Hooray for Dr. Carla D. Hayden! As of yesterday, she's officially the 20th Librarian of Congress and, as Shelf Awareness notes, she's "the first woman, and the first African American, to serve as chief executive of the Library of Congress."
This Vulture profile of Helen DeWitt is definitely worth your time. And if you haven't read her long-out-of-print novel The Last Samurai, it's available again in finer bookstores everywhere. DeWitt is an American literary genius, and this profile perfectly captures that:
At the core of The Last Samurai is the notion that most people don’t meet their potential because the culture teaches them to assume there are things they just can’t do.

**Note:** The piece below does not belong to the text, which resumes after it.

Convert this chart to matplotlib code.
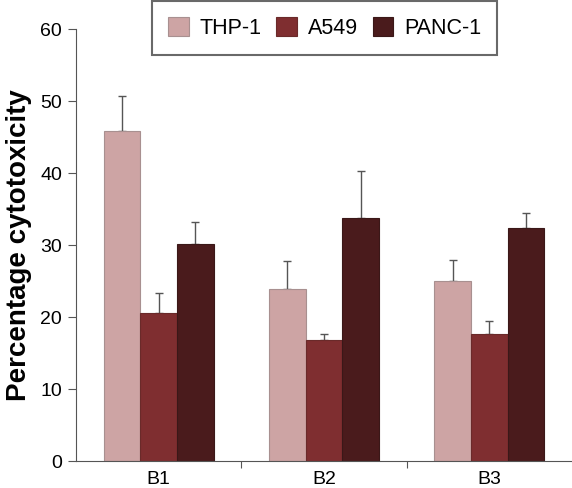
import matplotlib
matplotlib.use("Agg")
import matplotlib.pyplot as plt
import numpy as np

plt.rcParams['font.family'] = ['Liberation Sans', 'DejaVu Sans']

categories = ["B1", "B2", "B3"]
series = ["THP-1", "A549", "PANC-1"]
thp1 = [45.8, 23.9, 25.0]
thp1_err = [4.9, 3.9, 2.9]
a549 = [20.6, 16.8, 17.7]
a549_err = [2.7, 0.8, 1.7]
panc1 = [30.1, 33.7, 32.3]
panc1_err = [3.1, 6.6, 2.2]

colors = ["#CDA4A4", "#7F2E30", "#4A1B1C"]
edges = ["#A89090", "#6A2A2A", "#3A1818"]

fig = plt.figure(figsize=(5.72, 4.88), dpi=100)
ax = fig.add_axes([76/572, 27/488, 496/572, 432/488])

x = np.arange(len(categories))
w = 0.222
vals = [thp1, a549, panc1]
errs = [thp1_err, a549_err, panc1_err]
for i, (v, e) in enumerate(zip(vals, errs)):
    ax.bar(x + (i - 1) * w, v, w, color=colors[i], edgecolor=edges[i], linewidth=0.8,
           label=series[i], zorder=2,
           yerr=[np.zeros(len(e)), e], error_kw=dict(ecolor="#555555", elinewidth=1.0, capsize=2.6, capthick=1.0, zorder=1))

ax.set_xlim(-0.5, 2.5)
ax.set_ylim(0, 60)
ax.set_yticks([0, 10, 20, 30, 40, 50, 60])
ax.set_xticks(x)
ax.set_xticklabels(categories)
ax.set_xticks([0.5, 1.5], minor=True)
ax.tick_params(axis='x', which='major', length=0, labelsize=14, pad=7)
ax.tick_params(axis='x', which='minor', length=5, width=0.8, color="#555555")
ax.tick_params(axis='y', length=6, width=0.8, color="#555555", labelsize=14, pad=4)
for s in ['top', 'right']:
    ax.spines[s].set_visible(False)
ax.spines['left'].set_color("#555555")
ax.spines['bottom'].set_color("#555555")
ax.spines['left'].set_linewidth(0.8)
ax.spines['bottom'].set_linewidth(0.8)
ax.set_ylabel("Percentage cytotoxicity", fontsize=20, fontweight='bold', labelpad=6)

leg = fig.legend(loc='upper left', bbox_to_anchor=(152/572, 1 - 1/488), ncol=3, fontsize=15.5,
                 frameon=True, fancybox=False, edgecolor="#444444", handlelength=0.95, handleheight=0.95,
                 columnspacing=0.7, handletextpad=0.5, borderpad=0.75, borderaxespad=0)
leg.get_frame().set_linewidth(1.5)

fig.savefig("out.png", dpi=100)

The central example is Ludo reading Homer in the original Greek. “The Greek alphabet looks more daunting than it really is,” DeWitt said. “I could get anybody reading the Greek script in an hour. I thought that this could be something that I could reveal in the book. People might read the novel and think, Gosh, if somebody had introduced this to me I could have done it. And so now I can have a grievance against our education system, just like the author of this book.”
It’s almost 6:00 in the morning. The boys are still asleep. I can hear the guinea pigs stirring, but that might be the residue of a nightmare. People often refer to aloneness and writer’s block as the two great challenges of being a novelist. In fact, the hardest part is having to care for guinea pigs.